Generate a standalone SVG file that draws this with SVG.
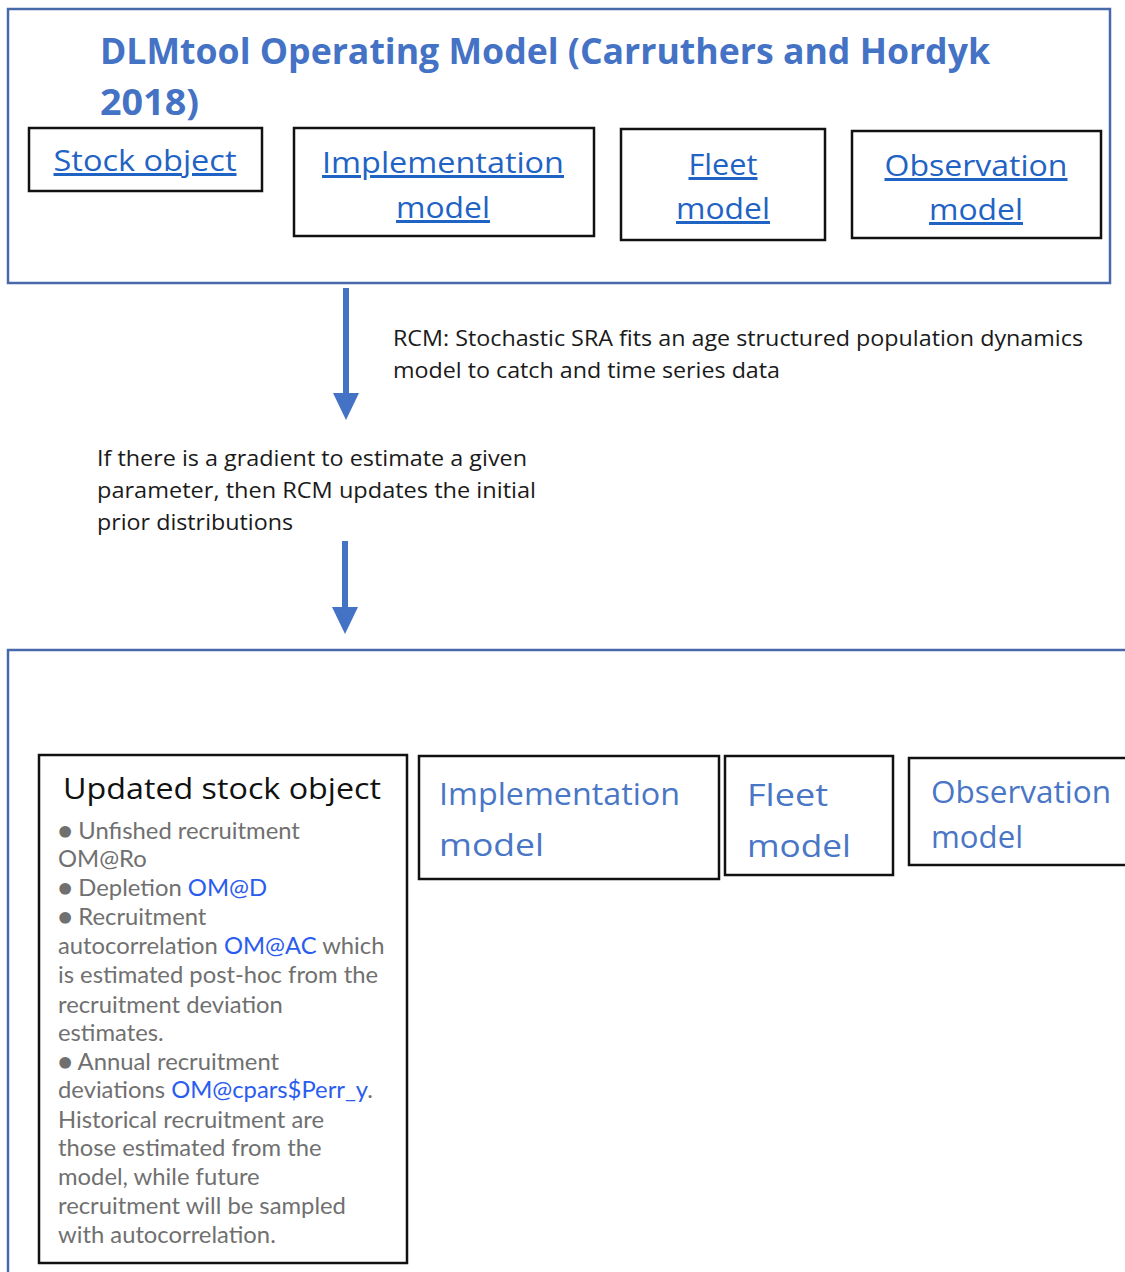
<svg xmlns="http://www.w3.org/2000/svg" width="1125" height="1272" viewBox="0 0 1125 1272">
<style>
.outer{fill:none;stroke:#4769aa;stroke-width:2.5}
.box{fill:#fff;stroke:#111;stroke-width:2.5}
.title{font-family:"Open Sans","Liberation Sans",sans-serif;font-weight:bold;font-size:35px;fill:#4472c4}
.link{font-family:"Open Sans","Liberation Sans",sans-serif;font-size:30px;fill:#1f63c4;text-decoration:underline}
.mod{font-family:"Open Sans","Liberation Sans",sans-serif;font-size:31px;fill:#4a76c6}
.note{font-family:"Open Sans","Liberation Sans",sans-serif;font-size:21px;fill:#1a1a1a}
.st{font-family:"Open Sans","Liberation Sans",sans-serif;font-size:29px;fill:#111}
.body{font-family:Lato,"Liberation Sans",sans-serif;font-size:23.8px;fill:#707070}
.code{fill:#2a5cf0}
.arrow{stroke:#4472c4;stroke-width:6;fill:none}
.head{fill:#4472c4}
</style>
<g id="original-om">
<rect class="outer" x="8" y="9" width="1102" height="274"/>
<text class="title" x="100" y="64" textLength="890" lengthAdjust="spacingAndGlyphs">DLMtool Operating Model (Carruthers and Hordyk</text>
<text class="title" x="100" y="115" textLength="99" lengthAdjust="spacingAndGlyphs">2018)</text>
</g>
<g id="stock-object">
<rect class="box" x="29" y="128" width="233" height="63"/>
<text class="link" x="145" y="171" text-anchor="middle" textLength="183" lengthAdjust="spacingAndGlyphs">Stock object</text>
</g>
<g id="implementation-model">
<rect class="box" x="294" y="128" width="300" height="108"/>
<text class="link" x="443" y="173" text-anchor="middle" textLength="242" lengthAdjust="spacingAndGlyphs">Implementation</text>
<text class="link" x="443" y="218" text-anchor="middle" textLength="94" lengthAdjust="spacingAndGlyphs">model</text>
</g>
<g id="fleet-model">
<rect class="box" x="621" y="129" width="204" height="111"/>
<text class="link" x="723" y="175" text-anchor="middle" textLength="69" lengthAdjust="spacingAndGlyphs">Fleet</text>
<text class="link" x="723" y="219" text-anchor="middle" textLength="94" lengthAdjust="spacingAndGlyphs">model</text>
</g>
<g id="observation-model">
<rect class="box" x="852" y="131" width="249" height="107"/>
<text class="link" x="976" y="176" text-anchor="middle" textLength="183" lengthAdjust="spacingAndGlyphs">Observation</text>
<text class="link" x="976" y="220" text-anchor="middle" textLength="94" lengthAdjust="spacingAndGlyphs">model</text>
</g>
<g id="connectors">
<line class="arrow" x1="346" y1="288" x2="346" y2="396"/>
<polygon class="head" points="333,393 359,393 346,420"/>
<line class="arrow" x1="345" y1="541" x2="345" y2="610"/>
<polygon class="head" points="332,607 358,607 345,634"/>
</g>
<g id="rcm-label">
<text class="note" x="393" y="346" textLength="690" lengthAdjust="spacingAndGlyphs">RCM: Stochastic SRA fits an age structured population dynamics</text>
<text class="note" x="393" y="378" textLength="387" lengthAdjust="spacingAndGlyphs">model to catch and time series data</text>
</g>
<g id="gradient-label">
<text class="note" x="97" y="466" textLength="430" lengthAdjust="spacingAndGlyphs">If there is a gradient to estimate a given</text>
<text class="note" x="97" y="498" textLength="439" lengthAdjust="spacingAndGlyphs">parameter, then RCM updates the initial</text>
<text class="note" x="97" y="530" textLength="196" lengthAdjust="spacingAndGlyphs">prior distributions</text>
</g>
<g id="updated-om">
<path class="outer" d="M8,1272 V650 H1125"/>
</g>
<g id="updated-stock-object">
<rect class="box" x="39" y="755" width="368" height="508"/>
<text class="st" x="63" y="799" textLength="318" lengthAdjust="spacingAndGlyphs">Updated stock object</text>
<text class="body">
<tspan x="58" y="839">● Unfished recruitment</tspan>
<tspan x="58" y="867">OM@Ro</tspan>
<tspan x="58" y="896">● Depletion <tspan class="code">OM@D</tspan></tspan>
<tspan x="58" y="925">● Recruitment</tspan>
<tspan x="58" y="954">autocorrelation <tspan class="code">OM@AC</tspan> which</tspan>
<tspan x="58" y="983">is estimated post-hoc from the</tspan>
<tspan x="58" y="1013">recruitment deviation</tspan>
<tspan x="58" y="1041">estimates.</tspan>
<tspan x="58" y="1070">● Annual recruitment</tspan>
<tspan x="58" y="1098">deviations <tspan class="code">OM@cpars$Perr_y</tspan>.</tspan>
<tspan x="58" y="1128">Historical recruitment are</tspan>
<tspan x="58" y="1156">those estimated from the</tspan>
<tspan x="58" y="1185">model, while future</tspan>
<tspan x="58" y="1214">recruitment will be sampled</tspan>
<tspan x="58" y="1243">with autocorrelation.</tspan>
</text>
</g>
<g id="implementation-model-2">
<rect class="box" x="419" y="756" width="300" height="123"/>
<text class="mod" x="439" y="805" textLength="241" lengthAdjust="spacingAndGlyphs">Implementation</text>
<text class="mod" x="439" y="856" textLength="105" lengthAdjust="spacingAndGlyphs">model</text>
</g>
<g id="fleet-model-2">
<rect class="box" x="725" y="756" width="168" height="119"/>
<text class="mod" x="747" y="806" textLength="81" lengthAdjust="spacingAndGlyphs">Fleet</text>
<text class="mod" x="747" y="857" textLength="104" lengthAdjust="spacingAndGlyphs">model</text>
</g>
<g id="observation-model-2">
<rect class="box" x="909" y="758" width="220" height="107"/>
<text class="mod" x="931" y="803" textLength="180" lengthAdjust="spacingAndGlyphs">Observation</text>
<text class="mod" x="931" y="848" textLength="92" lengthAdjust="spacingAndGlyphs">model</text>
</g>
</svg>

What is required - Copy out all of the data word for word. Do not carry over any picture.

Reply to the exercise -
Generate a standalone SVG file that draws this with SVG.
<svg xmlns="http://www.w3.org/2000/svg" width="1125" height="1272" viewBox="0 0 1125 1272">
<style>
.outer{fill:none;stroke:#4769aa;stroke-width:2.5}
.box{fill:#fff;stroke:#111;stroke-width:2.5}
.title{font-family:"Open Sans","Liberation Sans",sans-serif;font-weight:bold;font-size:35px;fill:#4472c4}
.link{font-family:"Open Sans","Liberation Sans",sans-serif;font-size:30px;fill:#1f63c4;text-decoration:underline}
.mod{font-family:"Open Sans","Liberation Sans",sans-serif;font-size:31px;fill:#4a76c6}
.note{font-family:"Open Sans","Liberation Sans",sans-serif;font-size:21px;fill:#1a1a1a}
.st{font-family:"Open Sans","Liberation Sans",sans-serif;font-size:29px;fill:#111}
.body{font-family:Lato,"Liberation Sans",sans-serif;font-size:23.8px;fill:#707070}
.code{fill:#2a5cf0}
.arrow{stroke:#4472c4;stroke-width:6;fill:none}
.head{fill:#4472c4}
</style>
<g id="original-om">
<rect class="outer" x="8" y="9" width="1102" height="274"/>
<text class="title" x="100" y="64" textLength="890" lengthAdjust="spacingAndGlyphs">DLMtool Operating Model (Carruthers and Hordyk</text>
<text class="title" x="100" y="115" textLength="99" lengthAdjust="spacingAndGlyphs">2018)</text>
</g>
<g id="stock-object">
<rect class="box" x="29" y="128" width="233" height="63"/>
<text class="link" x="145" y="171" text-anchor="middle" textLength="183" lengthAdjust="spacingAndGlyphs">Stock object</text>
</g>
<g id="implementation-model">
<rect class="box" x="294" y="128" width="300" height="108"/>
<text class="link" x="443" y="173" text-anchor="middle" textLength="242" lengthAdjust="spacingAndGlyphs">Implementation</text>
<text class="link" x="443" y="218" text-anchor="middle" textLength="94" lengthAdjust="spacingAndGlyphs">model</text>
</g>
<g id="fleet-model">
<rect class="box" x="621" y="129" width="204" height="111"/>
<text class="link" x="723" y="175" text-anchor="middle" textLength="69" lengthAdjust="spacingAndGlyphs">Fleet</text>
<text class="link" x="723" y="219" text-anchor="middle" textLength="94" lengthAdjust="spacingAndGlyphs">model</text>
</g>
<g id="observation-model">
<rect class="box" x="852" y="131" width="249" height="107"/>
<text class="link" x="976" y="176" text-anchor="middle" textLength="183" lengthAdjust="spacingAndGlyphs">Observation</text>
<text class="link" x="976" y="220" text-anchor="middle" textLength="94" lengthAdjust="spacingAndGlyphs">model</text>
</g>
<g id="connectors">
<line class="arrow" x1="346" y1="288" x2="346" y2="396"/>
<polygon class="head" points="333,393 359,393 346,420"/>
<line class="arrow" x1="345" y1="541" x2="345" y2="610"/>
<polygon class="head" points="332,607 358,607 345,634"/>
</g>
<g id="rcm-label">
<text class="note" x="393" y="346" textLength="690" lengthAdjust="spacingAndGlyphs">RCM: Stochastic SRA fits an age structured population dynamics</text>
<text class="note" x="393" y="378" textLength="387" lengthAdjust="spacingAndGlyphs">model to catch and time series data</text>
</g>
<g id="gradient-label">
<text class="note" x="97" y="466" textLength="430" lengthAdjust="spacingAndGlyphs">If there is a gradient to estimate a given</text>
<text class="note" x="97" y="498" textLength="439" lengthAdjust="spacingAndGlyphs">parameter, then RCM updates the initial</text>
<text class="note" x="97" y="530" textLength="196" lengthAdjust="spacingAndGlyphs">prior distributions</text>
</g>
<g id="updated-om">
<path class="outer" d="M8,1272 V650 H1125"/>
</g>
<g id="updated-stock-object">
<rect class="box" x="39" y="755" width="368" height="508"/>
<text class="st" x="63" y="799" textLength="318" lengthAdjust="spacingAndGlyphs">Updated stock object</text>
<text class="body">
<tspan x="58" y="839">● Unfished recruitment</tspan>
<tspan x="58" y="867">OM@Ro</tspan>
<tspan x="58" y="896">● Depletion <tspan class="code">OM@D</tspan></tspan>
<tspan x="58" y="925">● Recruitment</tspan>
<tspan x="58" y="954">autocorrelation <tspan class="code">OM@AC</tspan> which</tspan>
<tspan x="58" y="983">is estimated post-hoc from the</tspan>
<tspan x="58" y="1013">recruitment deviation</tspan>
<tspan x="58" y="1041">estimates.</tspan>
<tspan x="58" y="1070">● Annual recruitment</tspan>
<tspan x="58" y="1098">deviations <tspan class="code">OM@cpars$Perr_y</tspan>.</tspan>
<tspan x="58" y="1128">Historical recruitment are</tspan>
<tspan x="58" y="1156">those estimated from the</tspan>
<tspan x="58" y="1185">model, while future</tspan>
<tspan x="58" y="1214">recruitment will be sampled</tspan>
<tspan x="58" y="1243">with autocorrelation.</tspan>
</text>
</g>
<g id="implementation-model-2">
<rect class="box" x="419" y="756" width="300" height="123"/>
<text class="mod" x="439" y="805" textLength="241" lengthAdjust="spacingAndGlyphs">Implementation</text>
<text class="mod" x="439" y="856" textLength="105" lengthAdjust="spacingAndGlyphs">model</text>
</g>
<g id="fleet-model-2">
<rect class="box" x="725" y="756" width="168" height="119"/>
<text class="mod" x="747" y="806" textLength="81" lengthAdjust="spacingAndGlyphs">Fleet</text>
<text class="mod" x="747" y="857" textLength="104" lengthAdjust="spacingAndGlyphs">model</text>
</g>
<g id="observation-model-2">
<rect class="box" x="909" y="758" width="220" height="107"/>
<text class="mod" x="931" y="803" textLength="180" lengthAdjust="spacingAndGlyphs">Observation</text>
<text class="mod" x="931" y="848" textLength="92" lengthAdjust="spacingAndGlyphs">model</text>
</g>
</svg>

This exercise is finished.